DMA stands for Direct Market Access. In forex trading, a DMA broker provides traders with access to real-time market pricing and order execution directly on the interbank or liquidity provider level. Unlike traditional brokers who act as market makers or use dealing desks to internalize orders, DMA brokers send orders straight to the market, allowing traders to interact with the actual bid and ask prices generated by other market participants.

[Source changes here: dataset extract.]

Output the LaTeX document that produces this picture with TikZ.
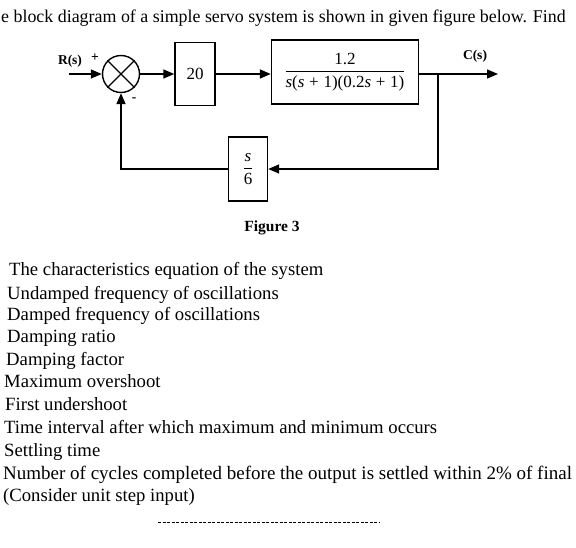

The main appeal of DMA is transparency. Traders can see raw prices and execute trades that reflect genuine market conditions, not broker-modified quotes. DMA models are most often used by professional traders, institutional clients, and retail traders seeking tighter spreads, faster execution, and more accurate pricing.

How DMA Brokers Operate
A DMA broker routes client orders directly to one or more liquidity providers, such as large banks, hedge funds, or other institutional players. The order is filled at the best available price from the order book, and the broker acts purely as a facilitator—not a counterparty.
This setup differs from ECN brokers, who also offer direct access but do so within a shared network where participants may include other traders. DMA, on the other hand, emphasizes access to liquidity from top-tier providers without the pooling effect of retail ECN networks.
Pricing with DMA brokers is market-driven and typically variable. Spread costs are determined by the market at the time of execution, and the broker adds a commission to each trade instead of inflating the spread. This cost structure makes it easier to calculate true trading expenses over time.
Execution, Fill Quality, and Slippage
DMA brokers excel in execution speed and fill quality. Because there’s no dealing desk interference, trades are filled at the best available prices with minimal delays. That said, slippage can still occur—especially during news events or periods of low liquidity—but it reflects actual market movement, not broker manipulation.
Order depth and time of day affect execution. During peak trading hours, fill quality improves as liquidity increases. Off-hours may produce wider spreads and less favorable pricing.
Most DMA platforms offer Level II or depth of market views, showing available liquidity across price tiers. This gives traders insight into where real interest is clustered and helps with precision entry and exit planning.
Trading Conditions and Account Requirements
DMA forex accounts are often tailored to experienced or high-volume traders. Minimum deposit requirements tend to be higher than standard retail accounts, and commissions are charged per lot traded. The platforms used—typically MetaTrader with DMA plugins, cTrader, or proprietary terminals—offer detailed execution metrics and advanced order types.
Because pricing comes directly from liquidity providers, spreads are raw and fluctuate continuously. For major pairs, spreads may narrow to near-zero under normal conditions, but widen during volatility. There are no re-quotes, and most DMA brokers offer straight-through processing (STP) infrastructure as part of their backend.
Who Trades with DMA Brokers
DMA accounts are used by:
- Day traders and scalpers who rely on speed and low spreads
- Institutional investors seeking direct liquidity
- Algorithmic traders executing high-volume strategies
- High-net-worth individuals trading larger positions
What unites these users is the need for consistent, clean execution and transparency. A DMA broker doesn’t offer bells and whistles. It offers access, accuracy, and minimal interference.
Benefits and Limitations
DMA models offer clear advantages:
- Real market pricing with no dealing desk
- Faster execution and fewer trade rejections
- Transparent cost structure with visible commissions
- Insight into liquidity via depth of market tools
However, they also come with limitations:
- Higher minimum deposits and lot sizes
- Exposure to market volatility and spread fluctuations
- Dependence on liquidity conditions, especially for larger trades
DMA brokers assume that traders understand how markets behave. This is not an ideal setup for beginners who aren’t yet comfortable with raw spread environments or fluctuating trade costs.
Conclusion
DMA forex brokers offer a precise and efficient trading environment built for professionals and serious retail traders. By routing orders directly to liquidity providers, they deliver real-time market pricing, rapid execution, and greater transparency. For those with the capital and experience to manage raw market exposure, DMA models provide access to pricing and fills that closely reflect how institutional trades are processed. For traders who value direct control over their orders and prefer transparency over spread padding, DMA brokers remain one of the most accurate ways to trade the forex market.